• INSTRUCTIONS FOR THE TASK: In the lines below, output everything from the first line through the line containing "(0,0) rectangle (532,700);" exactly as it is. Pictures are not part of the output.

──────────

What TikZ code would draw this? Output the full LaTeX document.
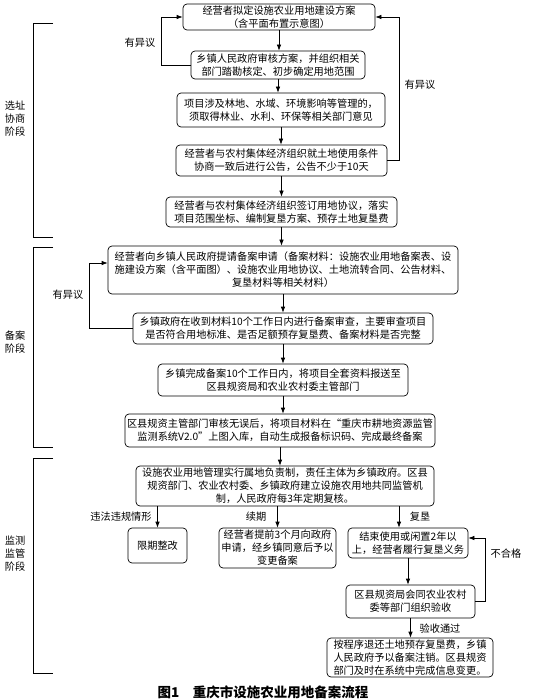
\documentclass[tikz,border=0pt]{standalone}
\usepackage{fontspec}
\newfontfamily\cjk{Noto Sans CJK SC}
\usetikzlibrary{arrows.meta,positioning,calc}

\tikzset{
  stepbox/.style={draw, rounded corners=4pt, align=center, inner sep=1pt, line width=0.7pt},
  arr/.style={line width=0.7pt, -{Latex[length=6pt,width=4.5pt]}},
  lbl/.style={align=center, inner sep=0pt},
}

\begin{document}
\begin{tikzpicture}[x=1pt, y=-1pt, font=\cjk\fontsize{10.2}{13}\selectfont]
    \useasboundingbox (0,0) rectangle (532,700);

    % Boxes
    \node[stepbox, minimum width=192, minimum height=26] (b1) at (279,17)
        {经营者拟定设施农业用地建设方案\\（含平面布置示意图）};
    \node[stepbox, minimum width=174, minimum height=28] (b2) at (278,65)
        {乡镇人民政府审核方案，并组织相关\\部门踏勘核定、初步确定用地范围};
    \node[stepbox, minimum width=208, minimum height=34] (b3) at (281,110)
        {项目涉及林地、水域、环境影响等管理的，\\须取得林业、水利、环保等相关部门意见};
    \node[stepbox, minimum width=211, minimum height=31] (b4) at (281.5,160.5)
        {经营者与农村集体经济组织就土地使用条件\\协商一致后进行公告，公告不少于10天};
    \node[stepbox, minimum width=231, minimum height=30] (b5) at (281.5,212)
        {经营者与农村集体经济组织签订用地协议，落实\\项目范围坐标、编制复垦方案、预存土地复垦费};
    \node[stepbox, minimum width=350, minimum height=48] (b6) at (283,270)
        {经营者向乡镇人民政府提请备案申请（备案材料：设施农业用地备案表、设\\施建设方案（含平面图）、设施农业用地协议、土地流转合同、公告材料、\\复垦材料等相关材料）};
    \node[stepbox, minimum width=300, minimum height=31] (b7) at (283,328.5)
        {乡镇政府在收到材料10个工作日内进行备案审查，主要审查项目\\是否符合用地标准、是否足额预存复垦费、备案材料是否完整};
    \node[stepbox, minimum width=250, minimum height=32] (b8) at (283,380)
        {乡镇完成备案10个工作日内，将项目全套资料报送至\\区县规资局和农业农村委主管部门};
    \node[stepbox, minimum width=310, minimum height=33] (b9) at (280,430.5)
        {区县规资主管部门审核无误后，将项目材料在“重庆市耕地资源监管\\监测系统V2.0”上图入库，自动生成报备标识码、完成最终备案};
    \node[stepbox, minimum width=298, minimum height=40] (b10) at (285,486)
        {设施农业用地管理实行属地负责制，责任主体为乡镇政府。区县\\规资部门、农业农村委、乡镇政府建立设施农用地共同监管机\\制，人民政府每3年定期复核。};
    \node[stepbox, minimum width=59, minimum height=35] (b11) at (157.5,545.5) {限期整改};
    \node[stepbox, minimum width=117, minimum height=40] (b12) at (277.5,548)
        {经营者提前3个月向政府\\申请，经乡镇同意后予以\\变更备案};
    \node[stepbox, minimum width=120, minimum height=30] (b13) at (408,543)
        {结束使用或闲置2年以\\上，经营者履行复垦义务};
    \node[stepbox, minimum width=129, minimum height=33] (b14) at (410.5,601.5)
        {区县规资局会同农业农村\\委等部门组织验收};
    \node[stepbox, minimum width=166, minimum height=39] (b15) at (410,657.5)
        {按程序退还土地预存复垦费，乡镇\\人民政府予以备案注销。区县规资\\部门及时在系统中完成信息变更。};

    % Main arrows
    \foreach \a/\b in {b1/b2, b2/b3, b3/b4, b4/b5, b5/b6, b6/b7, b7/b8, b8/b9, b9/b10, b13/b14, b14/b15}
        \draw[arr] (\a.south) -- (\a.south |- \b.north);

    % Branches
    \draw[arr] (b11.north |- b10.south) -- (b11.north);
    \draw[arr] (b12.north |- b10.south) -- (b12.north);
    \draw[arr] ([xshift=-9pt]b13.north |- b10.south) -- ([xshift=-9pt]b13.north);
    \node[lbl] (l4) at (121,517) {违法违规情形};
    \node[lbl] (l5) at (256,517) {续期};
    \node[lbl] (l6) at (420,517) {复垦};
    \node[lbl] (l8) at (440,629) {验收通过};

    % Loops
    \draw[arr] (b2.west) -- ++(-29,0) |- (b1.west);
    \draw[arr] (b4.east) -- ++(12,0) |- (b1.east);
    \draw[arr] (b7.west) -- ++(-43,0) |- ([yshift=7pt]b6.west);
    \draw[arr] (b14.east) -- ++(10,0) |- ([yshift=5pt]b13.east);
    \node[lbl] (l1) at (140,43) {有异议};
    \node[lbl] (l2) at (420,85) {有异议};
    \node[lbl] (l3) at (68,295) {有异议};
    \node[lbl] (l7) at (506,554) {不合格};

    % Stages
    \draw[line width=0.7pt] (53,23) -- (33,23) -- (33,237) -- (53,237);
    \draw[line width=0.7pt] (53,247) -- (33,247) -- (33,447) -- (53,447);
    \draw[line width=0.7pt] (53,458) -- (33,458) -- (33,673) -- (53,673);
    \node[lbl] (s1) at (15,119) {选址\\协商\\阶段};
    \node[lbl] (s2) at (15,342) {备案\\阶段};
    \node[lbl] (s3) at (15,554) {监测\\监管\\阶段};

    % Caption
    \node[lbl, font=\cjk\bfseries\fontsize{13.5}{15}\selectfont] (cap) at (263,692) {图1\quad 重庆市设施农业用地备案流程};
\end{tikzpicture}
\end{document}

──────────

• EXERCISE RESULT:
What TikZ code would draw this? Output the full LaTeX document.
\documentclass[tikz,border=0pt]{standalone}
\usepackage{fontspec}
\newfontfamily\cjk{Noto Sans CJK SC}
\usetikzlibrary{arrows.meta,positioning,calc}

\tikzset{
  stepbox/.style={draw, rounded corners=4pt, align=center, inner sep=1pt, line width=0.7pt},
  arr/.style={line width=0.7pt, -{Latex[length=6pt,width=4.5pt]}},
  lbl/.style={align=center, inner sep=0pt},
}

\begin{document}
\begin{tikzpicture}[x=1pt, y=-1pt, font=\cjk\fontsize{10.2}{13}\selectfont]
    \useasboundingbox (0,0) rectangle (532,700);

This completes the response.